また、以下にあげるような問題点や課題をヒアリングするためのコミュニケーション能力が必要となります。
顧客の抱える問題点を明確化する能力
カスタマーサクセス部門は、顧客自身が気づいていなかったニーズや問題点を深堀りし、明確化する能力も必要とされます。それにより、自社サービスの上位商材を提案するアップセルや、他の自社サービスを提案するクロスセルを実施することで、顧客の課題解決を実現し、同時に自社の売上に貢献します。
社内でのコミュニケーション能力
カスタマーサクセスの責任者は、社外だけでなく社内でのコミュニケーション能力も問われます。理由は、アップセルやクロスセルで解決できなかった顧客の問題点をクリアするための、新しい商品やサービスを開発するため、開発部門へその提案をする必要があるからです。
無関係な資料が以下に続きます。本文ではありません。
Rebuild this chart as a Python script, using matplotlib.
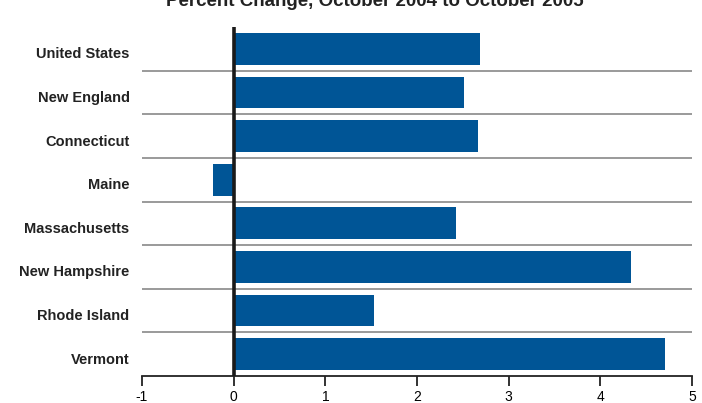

また開発部門だけではなく、インサイドセールスや時にはマーケティング部門とも情報を共有できるコミュニケーション能力が必要です。
カスタマーサポートに求められるスキル
カスタマーサポートで働くメンバーには、以下のようなスキルが求められます。
問合せに対するスピーディーな対応
カスタマーサポートは、自社の商品やサービスに関する問い合わせ対応が主な業務です。電話をしてもオペレーターへなかなかつながらないことは、誰もが経験したことがあるのではないでしょうか。そのような状況の場合、オペレーターへつながった頃にはイライラしてしまう顧客もいるでしょう。そのような顧客へはとくにスピーディに対応しなくてはなりません。
また、サポートセンターの電話がフリーダイアルでない場合、通話料は顧客が負担することになります。したがって、的確でスピーディな対応スキルが求められます。
瞬時に状況を把握する能力
スピーディな対応をするためには、問い合わせの内容を瞬時に理解をするスキルが求められます。顧客の問い合わせ内容を鑑み、何に困っていて、何を解決したいかという状況を瞬時に把握できる能力が求められます。
問合せに対する正確な対応
問い合わせをする顧客の中には、説明があまり得意ではない人もいます。商品に対するクレームなのか、それとも不具合なのか、疑問に思っているだけなのか、少し質問しただけでは何を問い合わせたいのかが分からないケースもあります。そのような場合は、焦らずマニュアルやトークスクリプト(台本)を元に、冷静に一つ一つ質問をして、何の問い合わせなのかを正確に判断できるようなスキルが必要です。
分からないときはエスカレーションに徹する能力
顧客からの問い合わせの種類はさまざまです。したがって、オペレーターは非常に多くの製品知識を学ばなければなりません。しかし、時には回答に困る問い合わせがくることもあるでしょう。そのようなとき、オペレーターはマニュアルやトークスクリプトにないような事を、自分の判断で回答してはいけません。もしその回答が間違っていた場合、のちにクレームになることはもちろん、その顧客は二度と自社製品を購入してくれない可能性が高いからです。
また、顧客は連絡がとれたカスタマーサポートの対応が、その企業そのものとイメージします。いい加減な対応をされると『あの企業はダメだ』という評価となり、SNSなどですぐに拡散されてしまう可能性もあります。したがって、自分で判断できない事象は、すぐにチームの責任者へエスカレーションをして、判断を仰ぐことに徹する能力が求められます。
まとめ
このように、カスタマーサクセスとカスタマーサポートは、目的や役割に大きな違いがあります。顧客を成功へと導くカスタマーサクセスと、顧客からの問い合わせに対応するカスタマーサポートは、同じ会社内に存在する企業でもあるでしょう。
したがって、現在自社でカスタマーサポート部門が機能しているので、カスタマーサクセスは検討しなくてよいだろうという考えを持っていたとしたら、視点を変えてみる必要があります。
時代の流れを読み、新しい営業スタイルにチャレンジしてみるのも一つの手段かもしれません。